In a message sent to the Holy Land Co-ordination organiser, the Latin Patriarch of Jerusalem, His Beatitude Pierbattista Pizzaballa has called for the setting aside of mutual hatreds and a commitment to the rebuilding of ‘deeply wounded’ relationships that will lead to a lasting peace in the Holy Land.
Unfortunately, this is not the first time and, I fear, not the last in which we will have to deal with these explosions of violence and war in Holy Land. These outbreaks of violence will only leave more rubble, deaths, animosity and feelings of hatred – they will bring no solution. We will see mutual accusations on the use of power, probably in international courts, but, in the end, everything will be as before until the next crisis.
Until we decide to really face the problems that have afflicted these countries and these peoples for decades, in fact, I fear that we will be forced to witness more violence and grief.
Jerusalem is the heart of the problem and this time it was the spark that ignited the country. As is well known, it all started with the well-known question of Sheikh Jarrah, which has been presented as a legal question. However, as we have already reiterated in our previous declaration, it is also evidently a political decision of further expansion of Israeli settlements in East Jerusalem. It is a decision which changes the already many times broken balance between the two parts of the city and this creates tensions and suffering. This crisis, however, indicates that this methodology does not work and that no solution on Jerusalem can be imposed. The solution can only be the result of the dialogue between Israelis and Palestinians, who will both have to make their own the open, multi-religious and multicultural vocation of the city.
What has been said about Jerusalem can be extended to the whole Israeli-Palestinian question. The Palestinian people have been waiting for years for a dignified solution, a serene and peaceful future, in their land, in their country. For them, however, there seems to be no place in the world and, before being able to live with dignity at home, they are continually invited by the various Chancelleries to await an unknown and continually postponed future.

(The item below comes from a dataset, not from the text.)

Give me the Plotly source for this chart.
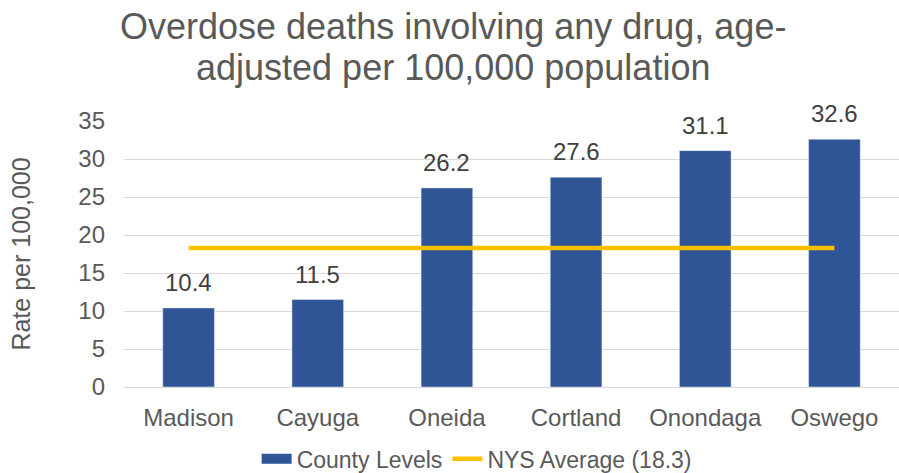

But even more worrying was the explosion of violence in the mixed cities of Israel, where Jews and Arabs have always lived together and which I think little has been said in the international media. We have witnessed violence, organised patrols, lynching attempts on both sides, Jews and Arabs… an explosion of hatred and rejection of the other that has probably been brewing for some time and that has now emerged violently and has found everyone unprepared and frightened.
All this is the result of years of violent political language, of culture and politics of rejection of the other, of contempt. Little by little, these attitudes have created an ever-deeper separation between the two peoples, which we may not have realised until now. It will take a long time to rebuild these deeply wounded relationships. We will have to work with the many people, of all faiths, who still believe in a future together and are committed to it. They are many, but need support to bring their voice to the whole world.
We will have to start rebuilding the relationships between all of us all over again, and in this sense, it will be a priority to start from the painful discovery of these days, that is, from the hatred harbored, above all, in the hearts of young people. We must not cultivate or allow feelings of hatred to develop. We must make sure that no one, whether Jewish or Arab, feels rejected. We will have to be clearer in denouncing what divides.
We cannot be satisfied with interreligious peace meetings, thinking that with those initiatives we have solved the problem of coexistence between us. But we will really have to commit ourselves so that in our schools, in our institutions, in the media, in politics, in places of worship, the name of God, of brother and of life partner, resonates. We will have to learn to be more attentive to the language we use and become aware that the reconstruction of a serious model of relations between us will require time, patience and courage. We will need a new alliance, between people of goodwill who, regardless of faith, identity and political vision, feel the other as part of themselves and wish to commit themselves to live with this conscience.
This crisis must bring the Israeli-Palestinian question back to the centre of the international agenda, which lately seems to have been forgotten, but which nevertheless has always continued to be a painful wound. The wound was only covered, hidden, but never healed. Once the band that covered it was removed, it became visible and painful again – perhaps even more than in the past.
I invite you to pray for the Church of Jerusalem, so that it may be a Church that goes beyond closed walls and doors; that she believes, announces, builds peace, but “not as the world gives it” (Jn 14:27). We have, in fact, already witnessed too many times to betrayed and offended announcements of peace. The Church will have to build the peace which is the fruit of the Spirit, who gives life and trust, always anew, without ever getting tired.
+ Pierbattista Pizzaballa
His Beatitude Archbishop Pierbattista Pizzaballa
Latin Patriarch of Jerusalem
The Holy Land Co-ordination is an annual pilgrimage of Bishops from around the world to the lands of Christ. Mandated by the Holy See, it exists to act in solidarity with region’s Christian communities and share in the pastoral life of the local Church as it experiences extreme political and social-economic pressure.